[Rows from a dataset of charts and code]
[BEGIN]

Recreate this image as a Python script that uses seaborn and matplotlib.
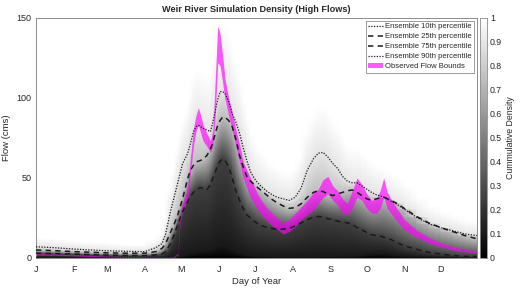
import numpy as np
import matplotlib
matplotlib.use('Agg')
import matplotlib.pyplot as plt
import seaborn as sns

days = [1, 15, 32, 46, 60, 74, 91, 100, 105, 108, 112, 115, 118, 120, 122, 124, 126, 128,
        131, 133, 135, 137, 139, 142, 145, 147, 149, 151, 153, 155, 157, 160, 163, 166, 169,
        172, 175, 178, 181, 184, 188, 192, 196, 200, 205, 210, 215, 220, 225, 230, 234, 238,
        242, 246, 250, 254, 258, 262, 266, 270, 274, 278, 282, 285, 288, 291, 294, 298, 305,
        315, 325, 335, 345, 355, 365]

p10 = [0.4, 0.4, 0.35, 0.3, 0.3, 0.3, 0.3, 0.3, 0.3, 0.4, 0.5, 0.6, 0.8, 1.0, 1.3, 1.7, 2.1, 2.6,
       3.3, 3.8, 4.2, 4.5, 4.6, 4.8, 5.2, 5.8, 6.5, 7.2, 7.8, 8.0, 7.6, 6.6, 5.3, 4.2, 3.3,
       2.6, 2.0, 1.6, 1.3, 1.1, 1.0, 0.9, 0.8, 0.8, 0.8, 0.8, 0.8, 0.8, 0.8, 0.8, 0.8, 0.9,
       0.9, 1.0, 1.0, 1.1, 1.1, 1.2, 1.4, 1.8, 2.2, 2.6, 2.9, 3.0, 3.0, 2.5, 2.2, 1.8, 1.3,
       1.0, 0.8, 0.7, 0.6, 0.5, 0.5]

p25 = [3.0, 2.8, 2.5, 2.1, 1.8, 1.6, 1.5, 2.0, 2.5, 4.0, 9.0, 14.5, 21, 25, 29, 32, 35, 38,
       41, 42.5, 43.5, 44, 43.5, 42.5, 46, 50, 54, 58, 60.5, 62, 61, 57, 50, 42, 36,
       31, 27, 25, 23, 21.5, 20, 19, 18.5, 18, 18, 18.5, 20, 22, 24, 25.5, 26, 25.5,
       24.5, 24, 23, 22.5, 22, 21, 19, 17.5, 16, 14.5, 14, 13.7, 13, 12, 11.5, 10, 7.5,
       5.5, 3.5, 2.5, 1.5, 1.0, 1.0]

p75 = [5.0, 4.6, 4.0, 3.6, 3.2, 3.0, 3.0, 4.0, 6.0, 9.0, 16, 21, 27, 32, 37, 43, 49, 54,
       58, 60, 60.5, 61, 62, 64, 68, 72, 78, 83, 86, 88, 88, 86, 82, 74, 64,
       57, 51, 48, 46, 44, 41.5, 39, 36.5, 34.5, 32.5, 31, 31.5, 34, 38, 41, 42, 41.5,
       40, 39, 40, 41, 42, 42.5, 41, 39, 37, 36, 37, 37.5, 38, 37, 36, 34.5, 31,
       26, 22, 19, 16.5, 14, 12]

p90 = [7.0, 6.5, 5.6, 5.0, 4.5, 4.2, 4.0, 6.5, 9.0, 15, 29, 38, 47, 53, 59, 62, 65, 70,
       79, 82, 83, 82, 81, 80, 79, 85, 92, 99, 104, 104, 103, 98, 90, 85, 78,
       69, 61, 54, 50, 47, 44, 41.5, 39.5, 38, 37, 36, 38, 44, 55, 62, 65.5, 66,
       63, 59, 56, 51, 48, 47, 47, 45, 43, 41, 39.5, 38.8, 38, 37, 35.5, 34, 30.5,
       25.5, 21.5, 19, 17, 15, 14]

obs_low = [1.8, 1.6, 1.3, 0.9, 0.5, 0.35, 0.2, 0.2, 0.2, 0.2, 0.2, 0.3, 1.5, 22, 29, 32, 36, 50,
           70, 79, 83, 78, 73, 70, 66, 70, 90, 122, 120, 110, 99, 89, 80, 70, 60,
           50, 44, 38, 34, 30, 26, 23, 20, 18, 15, 16.5, 19.5, 24, 27, 30, 34, 38,
           40, 36, 33, 28, 27, 31, 38, 36, 31, 28, 28, 31, 38, 31, 28, 24, 17.5,
           13, 9.5, 7, 5, 4, 3]

obs_high = [2.8, 2.5, 2.1, 1.6, 1.1, 0.9, 0.7, 0.6, 0.6, 0.6, 0.6, 0.9, 3.0, 27, 34, 38, 44, 59,
            81, 89, 94, 89, 83, 78, 73, 80, 112, 145, 140, 127, 112, 100, 91, 80, 71,
            60, 55, 50, 45, 40, 35, 31, 28, 25, 22, 24, 28, 32, 36, 41, 43, 49,
            51, 45, 42, 37, 34, 42, 50, 46, 40, 36, 37, 42, 50, 41, 37, 32, 24,
            17.5, 13, 9.5, 7, 5.5, 4.4]

month_days = [1, 32, 60, 91, 121, 152, 182, 213, 244, 274, 305, 335]
month_labels = ['J', 'F', 'M', 'A', 'M', 'J', 'J', 'A', 'S', 'O', 'N', 'D']

sns.set_theme(style='white')
plt.rcParams['font.family'] = ['Liberation Sans', 'DejaVu Sans']
plt.rcParams['text.color'] = '#262626'
plt.rcParams['axes.labelcolor'] = '#262626'
plt.rcParams['xtick.color'] = '#262626'
plt.rcParams['ytick.color'] = '#262626'

fig = plt.figure(figsize=(5.2, 2.93), dpi=100)
ax = fig.add_axes([0.0692, 0.1195, 0.8481, 0.8191])
cax = fig.add_axes([0.9235, 0.1195, 0.0135, 0.8191])

# cumulative density of the ensemble at each flow level
flows = np.linspace(0, 150, 451)
cdf = np.array([
    np.interp(flows, [0, a, b, c, d, d * 1.4 + 3], [0, 0.1, 0.25, 0.75, 0.9, 1.0])
    for a, b, c, d in zip(p10, p25, p75, p90)
]).T
mesh = ax.pcolormesh(days, flows, cdf, cmap='gray', vmin=0, vmax=1,
                     shading='gouraud', rasterized=True, zorder=1)

ax.fill_between(days, obs_low, obs_high, color='#ff00ff', alpha=0.65, lw=0,
                zorder=2, label='Observed Flow Bounds')

dotted = (0, (1, 1.2))
dashed = (0, (3.5, 2.8))
sns.lineplot(x=days, y=p10, ax=ax, color='k', lw=0.9, linestyle=dotted, zorder=3,
             label='Ensemble 10th percentile')
sns.lineplot(x=days, y=p25, ax=ax, color='k', lw=1.1, linestyle=dashed, zorder=3,
             label='Ensemble 25th percentile')
sns.lineplot(x=days, y=p75, ax=ax, color='k', lw=1.1, linestyle=dashed, zorder=3,
             label='Ensemble 75th percentile')
sns.lineplot(x=days, y=p90, ax=ax, color='k', lw=0.9, linestyle=dotted, zorder=3,
             label='Ensemble 90th percentile')

ax.set_xlim(1, 365)
ax.set_ylim(0, 150)
ax.set_xticks(month_days)
ax.set_xticklabels(month_labels)
ax.set_yticks([0, 50, 100, 150])
ax.tick_params(direction='in', length=3, width=0.6, labelsize=6.5, pad=3,
               top=True, right=True, bottom=True, left=True, colors='#262626')
ax.tick_params(axis='x', pad=5)
for s in ax.spines.values():
    s.set_visible(True)
    s.set_color('#8c8c8c')
    s.set_linewidth(0.7)

ax.set_xlabel('Day of Year', fontsize=6.8, labelpad=2)
ax.set_ylabel('Flow (cms)', fontsize=6.8, labelpad=4)
ax.set_title('Weir River Simulation Density (High Flows)', fontsize=6.6,
             fontweight='bold', pad=4)

handles, labels = ax.get_legend_handles_labels()
order = [labels.index(n) for n in ['Ensemble 10th percentile', 'Ensemble 25th percentile',
                                    'Ensemble 75th percentile', 'Ensemble 90th percentile',
                                    'Observed Flow Bounds']]
leg = ax.legend([handles[i] for i in order], [labels[i] for i in order],
                loc='upper right', fontsize=5.5, frameon=True, fancybox=False,
                framealpha=1, edgecolor='#8c8c8c', handlelength=2.0, handletextpad=0.3,
                borderpad=0.3, labelspacing=0.35, borderaxespad=0.35)
leg.get_frame().set_linewidth(0.6)

cb = fig.colorbar(mesh, cax=cax)
cb.set_ticks(np.arange(0, 1.01, 0.1))
cb.set_ticklabels(['0'] + [f'{v:.1f}' for v in np.arange(0.1, 0.95, 0.1)] + ['1'])
cb.ax.tick_params(direction='in', length=2, width=0.5, labelsize=6.3, pad=2, colors='#262626')
cb.outline.set_edgecolor('#8c8c8c')
cb.outline.set_linewidth(0.6)
cb.set_label('Cummulative Density', fontsize=6.3, labelpad=3)

fig.savefig('out.png', dpi=100)
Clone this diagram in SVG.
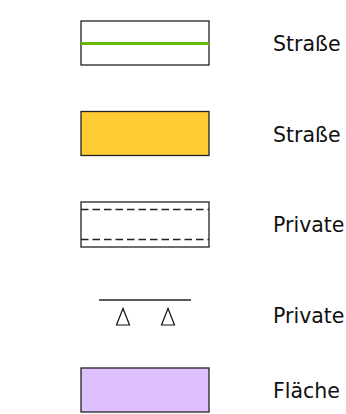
<svg xmlns="http://www.w3.org/2000/svg" width="346" height="414" viewBox="0 0 346 414">
<style>
.box{stroke:#222;stroke-width:1.3}
.lbl{font-family:"DejaVu Sans","Liberation Sans",sans-serif;font-size:20.5px;fill:#111}
.dash{stroke:#222;stroke-width:1.3;stroke-dasharray:7.5,4}
</style>
<rect width="346" height="414" fill="#fff"/>
<g id="legend-street">
<rect class="box" x="81" y="21" width="128" height="44" fill="#fff"/>
<line x1="81" y1="43.5" x2="209" y2="43.5" stroke="#66bb00" stroke-width="3"/>
<text class="lbl" x="273" y="51">Straße</text>
</g>
<g id="legend-street-yellow">
<rect class="box" x="81" y="111.5" width="128" height="44" fill="#ffcc33"/>
<text class="lbl" x="273" y="142">Straße</text>
</g>
<g id="legend-private-road">
<rect class="box" x="81" y="202" width="128" height="45" fill="#fff"/>
<line class="dash" x1="81" y1="209.5" x2="209" y2="209.5"/>
<line class="dash" x1="81" y1="239.5" x2="209" y2="239.5"/>
<text class="lbl" x="273" y="232">Private</text>
</g>
<g id="legend-private-parking">
<line x1="99" y1="300" x2="191" y2="300" stroke="#222" stroke-width="1.3"/>
<polygon points="123,308.5 116.5,325 129.5,325" fill="none" stroke="#111" stroke-width="1.2"/>
<polygon points="168,308.5 161.5,325 174.5,325" fill="none" stroke="#111" stroke-width="1.2"/>
<text class="lbl" x="273" y="323">Private</text>
</g>
<g id="legend-area">
<rect class="box" x="81" y="368" width="128" height="44" fill="#dfc0ff"/>
<text class="lbl" x="273" y="398">Fläche</text>
</g>
</svg>
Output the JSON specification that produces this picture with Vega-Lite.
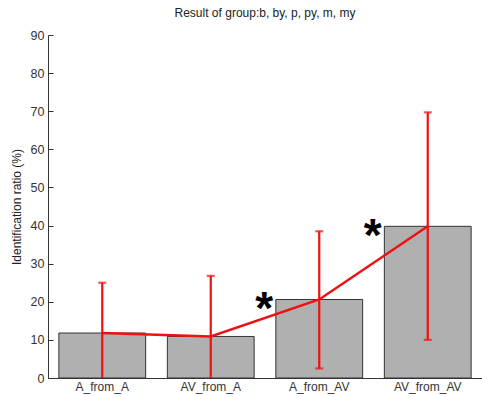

[END]

• WHAT YOU HAVE TO DO
Take the material above from its first line through the line holding "5.5, 3.5, 2.5, 1.5, 1.0, 1.0]" and set it down exactly, without the pictures.

• ANSWER IN FULL
Recreate this image as a Python script that uses seaborn and matplotlib.
import numpy as np
import matplotlib
matplotlib.use('Agg')
import matplotlib.pyplot as plt
import seaborn as sns

days = [1, 15, 32, 46, 60, 74, 91, 100, 105, 108, 112, 115, 118, 120, 122, 124, 126, 128,
        131, 133, 135, 137, 139, 142, 145, 147, 149, 151, 153, 155, 157, 160, 163, 166, 169,
        172, 175, 178, 181, 184, 188, 192, 196, 200, 205, 210, 215, 220, 225, 230, 234, 238,
        242, 246, 250, 254, 258, 262, 266, 270, 274, 278, 282, 285, 288, 291, 294, 298, 305,
        315, 325, 335, 345, 355, 365]

p10 = [0.4, 0.4, 0.35, 0.3, 0.3, 0.3, 0.3, 0.3, 0.3, 0.4, 0.5, 0.6, 0.8, 1.0, 1.3, 1.7, 2.1, 2.6,
       3.3, 3.8, 4.2, 4.5, 4.6, 4.8, 5.2, 5.8, 6.5, 7.2, 7.8, 8.0, 7.6, 6.6, 5.3, 4.2, 3.3,
       2.6, 2.0, 1.6, 1.3, 1.1, 1.0, 0.9, 0.8, 0.8, 0.8, 0.8, 0.8, 0.8, 0.8, 0.8, 0.8, 0.9,
       0.9, 1.0, 1.0, 1.1, 1.1, 1.2, 1.4, 1.8, 2.2, 2.6, 2.9, 3.0, 3.0, 2.5, 2.2, 1.8, 1.3,
       1.0, 0.8, 0.7, 0.6, 0.5, 0.5]

p25 = [3.0, 2.8, 2.5, 2.1, 1.8, 1.6, 1.5, 2.0, 2.5, 4.0, 9.0, 14.5, 21, 25, 29, 32, 35, 38,
       41, 42.5, 43.5, 44, 43.5, 42.5, 46, 50, 54, 58, 60.5, 62, 61, 57, 50, 42, 36,
       31, 27, 25, 23, 21.5, 20, 19, 18.5, 18, 18, 18.5, 20, 22, 24, 25.5, 26, 25.5,
       24.5, 24, 23, 22.5, 22, 21, 19, 17.5, 16, 14.5, 14, 13.7, 13, 12, 11.5, 10, 7.5,
       5.5, 3.5, 2.5, 1.5, 1.0, 1.0]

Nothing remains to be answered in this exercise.